Review of Continent
[In the following review, Pei surveys the major themes of Continent.]
The book's epigraph reads, “There and beyond is a seventh continent. … And its business is trade and superstition”; seven pieces of fiction taking place on this nonexistent land mass make up the book. These short narratives, four in the first person and three in the third, have no characters or events in common. What nevertheless holds the book together and gives satisfaction is, as the title suggests, a place, not so much geographical as historical and psychic—the extracted essence of a part of the world. It is situation, rather than characters or plot, that we become involved with as we read.
The time is the present; the rest of the world is apparently the world we know. Crace's nameless continent communicates with the others, but it lies at the world's outskirts; it is made up of what we call “developing countries,” places leaving behind a traditional culture (“superstition”) and rushing to embrace, or being dragged toward, Western science and international capitalism. The stories could take place in Africa, or South America, or the Caribbean, and such stories as these—about being imprisoned without cause (“The World with One Eye Shut”), or seeing a traditional art form lose all meaning and become a commodity for foreign collectors (“Sins and Virtues”), or bringing disaster upon oneself in the hurry to make “improvements” (“Electricity”)—are taking place at this moment. But Continent is not anthropology, sociology, or journalism; rather than analyzing or reporting a part of the world, Continent typifies it in an art work.
The world of Continent is by turns tragic and comic—sometimes both at once, as in “Electricity.” The threat of death is never far away, and often at the forefront of awareness. The voice of the book—and no matter who is narrating, the stories possess a consistent voice—seems to be determined by that threat. It is an authoritative voice; its archaic-sounding definitiveness is the antithesis of post-modern self-consciousness and contributes as much as geography to the feeling that we are in an alternate reality.
The second story in the book, “The World with One Eye Shut,” is narrated by a prisoner—rounded up by the army for no understandable reason—who can just barely glimpse the outside world from his cell. In the thin slice of the outer reality that he can see, the narrator watches the gate of the compound, hoping against hope that his half-witted sister, enamored of a soldier, will somehow rescue him.

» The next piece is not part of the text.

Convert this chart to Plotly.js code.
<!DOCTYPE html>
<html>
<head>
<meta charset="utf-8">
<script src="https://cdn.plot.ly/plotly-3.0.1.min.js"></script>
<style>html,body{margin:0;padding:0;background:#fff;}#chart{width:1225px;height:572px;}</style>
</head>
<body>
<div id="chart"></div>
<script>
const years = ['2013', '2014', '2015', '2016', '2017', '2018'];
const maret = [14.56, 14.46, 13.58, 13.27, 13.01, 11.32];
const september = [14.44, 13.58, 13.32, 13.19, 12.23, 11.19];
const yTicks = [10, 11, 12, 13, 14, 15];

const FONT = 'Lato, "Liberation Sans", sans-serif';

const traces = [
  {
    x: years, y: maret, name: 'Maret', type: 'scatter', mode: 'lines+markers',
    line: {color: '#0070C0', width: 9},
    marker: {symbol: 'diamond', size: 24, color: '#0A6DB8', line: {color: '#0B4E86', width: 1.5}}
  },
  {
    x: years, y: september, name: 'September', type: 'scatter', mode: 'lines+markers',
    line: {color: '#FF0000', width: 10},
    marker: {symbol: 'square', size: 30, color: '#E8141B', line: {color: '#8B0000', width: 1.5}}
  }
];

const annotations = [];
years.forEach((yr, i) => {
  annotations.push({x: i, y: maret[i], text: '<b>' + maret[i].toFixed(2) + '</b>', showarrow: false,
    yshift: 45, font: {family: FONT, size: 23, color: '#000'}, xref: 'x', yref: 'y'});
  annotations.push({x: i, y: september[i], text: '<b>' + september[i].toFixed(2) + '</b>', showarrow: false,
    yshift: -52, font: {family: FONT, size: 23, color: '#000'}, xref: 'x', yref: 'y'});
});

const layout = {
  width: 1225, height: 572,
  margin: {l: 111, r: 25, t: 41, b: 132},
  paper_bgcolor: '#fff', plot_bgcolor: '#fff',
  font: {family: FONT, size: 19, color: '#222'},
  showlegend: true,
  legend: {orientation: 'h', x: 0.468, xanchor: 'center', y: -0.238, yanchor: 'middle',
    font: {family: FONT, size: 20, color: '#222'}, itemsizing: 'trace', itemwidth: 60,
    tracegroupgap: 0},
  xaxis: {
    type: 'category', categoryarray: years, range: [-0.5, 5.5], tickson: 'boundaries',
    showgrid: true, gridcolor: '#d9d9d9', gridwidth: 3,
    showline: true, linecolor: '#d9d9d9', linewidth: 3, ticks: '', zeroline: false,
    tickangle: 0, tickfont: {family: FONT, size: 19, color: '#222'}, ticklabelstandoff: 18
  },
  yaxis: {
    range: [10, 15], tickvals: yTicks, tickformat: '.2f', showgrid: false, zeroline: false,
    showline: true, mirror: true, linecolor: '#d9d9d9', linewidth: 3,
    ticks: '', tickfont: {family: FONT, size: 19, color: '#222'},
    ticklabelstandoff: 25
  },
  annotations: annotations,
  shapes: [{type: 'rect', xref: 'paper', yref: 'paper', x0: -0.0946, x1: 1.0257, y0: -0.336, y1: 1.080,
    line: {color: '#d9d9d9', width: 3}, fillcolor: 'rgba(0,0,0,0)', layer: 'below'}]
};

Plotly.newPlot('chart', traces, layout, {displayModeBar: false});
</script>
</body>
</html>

I know when work is done: the raffia screen comes down again … the army chauffeurs button their coats and start the engines of the government cars, and the soldiers at the wire gate push back the women waiting there. There is the woman with the head scarf. She comes at lunchtime and stands immobile with an unfurled portrait of a man. There are the white-haired women in the black clothes who have the energy of peddlers, blocking the way of every man who exits, holding up their lists. There is the fat girl with the flag, the tall woman with three children, the bandy one, the girl with short hair, the stocky woman who bangs on the hoods of passing cars. There is the pulse of flame from their charcoal brazier at night.
This is, in a sense, the point of view of Continent as a whole: in most of the book, someone looks out from an uncompromising situation with a vision sharpened by extremity and therefore capable of penetrating to the essence. The voice that this situation gives rise to is one driven to truthfulness, precision, and a conscientious subduing of its passions. (The one exception to the latter is the final story, in which the isolated agent of a mining company goes mad; it is the only story in the book that feels forced.) Though most of the characters in Continent are better off than the prisoner watching the gate, we constantly hear voices like his no matter what the circumstances, and these voices have the power to fascinate, to make us listen to news that may not be good. We need to listen.